Prof Levrat noted efforts to engage with India’s diplomatic mission in Geneva had proven unproductive. “India is a very difficult country to work with,” he said. “Diplomatic channels exist, but they are not producing meaningful outcomes. It’s not working, I’m sorry to say.”

Prashant Bhushan, Senior Advocate at the Supreme Court of India, accused Prime Minister Narendra Modi’s government and his Bharatiya Janata Party (BJP) of weaponising the Pahalgam terror attack to stoke anti-Muslim sentiment ahead of domestic elections.

“The BJP has been using the Hindu-Muslim issue in India, as well as the India-Pakistan issue, for their domestic politics to try and polarise public opinion in India on Hindu-Muslim lines,” Bhushan said. “Almost all the instances of hate crimes in India are in BJP-ruled states.”

Bhushan said India’s government made “no serious attempt” to identify the terrorists. “There was no attempt to explain the security failure or the intelligence failure that led to the attacks. But immediately the focus was shifted to bashing Pakistan and bashing Indian Muslims.”

Suchitra Vijayan, Executive Director of The Polis Project, and Chair, International Human Rights Committee of the New York City Bar Association, said India’s anti-Muslim violence was not spontaneous but orchestrated. “It’s a system that is coordinated, it is state-tolerated and enabled,” she said. “We are seeing laboratories of violence perfected and created in various places across the country.”

Elected officials and religious leaders were “openly calling for the arming of Hindus, expelling, targeting Muslims, and often this very proud rhetorical demand to replicate what Israel is doing in Palestine, to be replicated not only in Kashmir, but against Indian Muslims,” she added.

Apoorvanand, a noted academic and columnist in India, warned that Indian Muslims were not just attacked but also silenced: “They [Muslims] don’t have a right to express their opinion.

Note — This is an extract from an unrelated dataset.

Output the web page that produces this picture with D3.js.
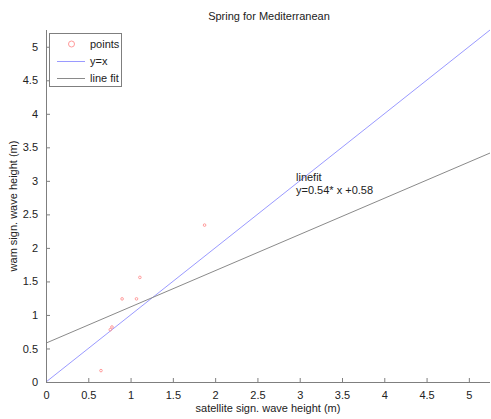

It leads to a chilling effect, affecting especially Muslim scholars and Muslim young men and women.” He cited the arrest of Ali Khan Mahmudabad, a Muslim academic, last month, who was jailed for criticising India’s war rhetoric. “This sets a dangerous precedent,” Apoorvanand said. “Muslims speaking or thinking Muslims become a very dangerous thing in present-day India.”

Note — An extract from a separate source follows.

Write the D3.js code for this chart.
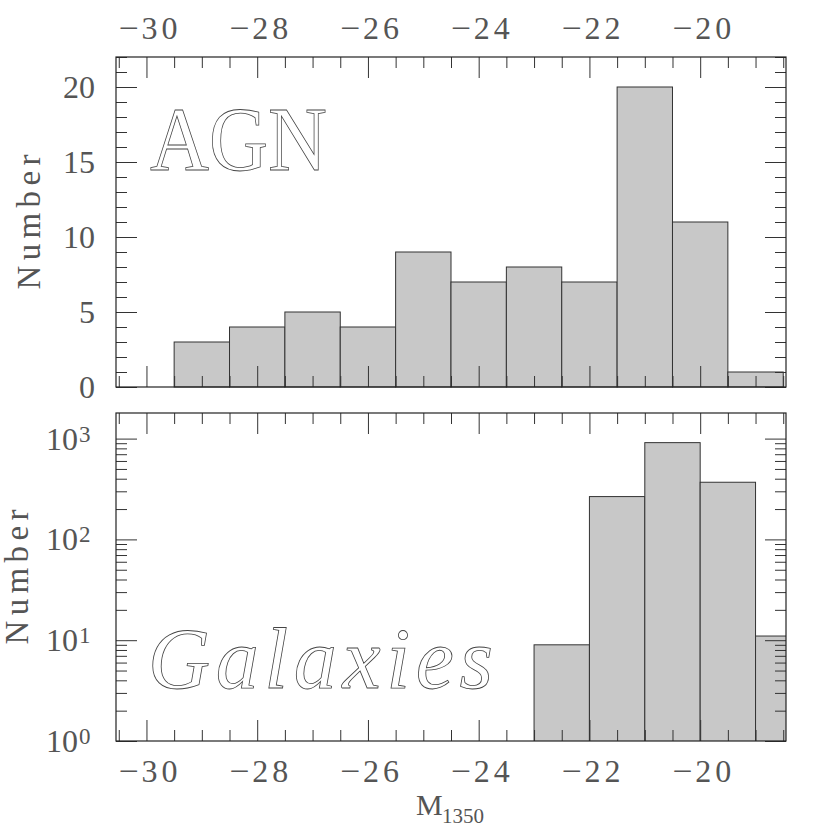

The briefing was co-sponsored by Indian American Muslim Council, Genocide Watch, World Without Genocide, Hindus for Human Rights, New York State Council of Churches, The Polis Project, The Religious Nationalisms Project, Muslim Public Affairs Council, American Muslim Institution, The London Story, Association of Indian Muslims of America, India Labour Solidarity, South Asian Diaspora Action Collective (Canada), CAIR, 12 Ummah, NRI Affairs, The Humanism Project, and the Centre for Pluralism.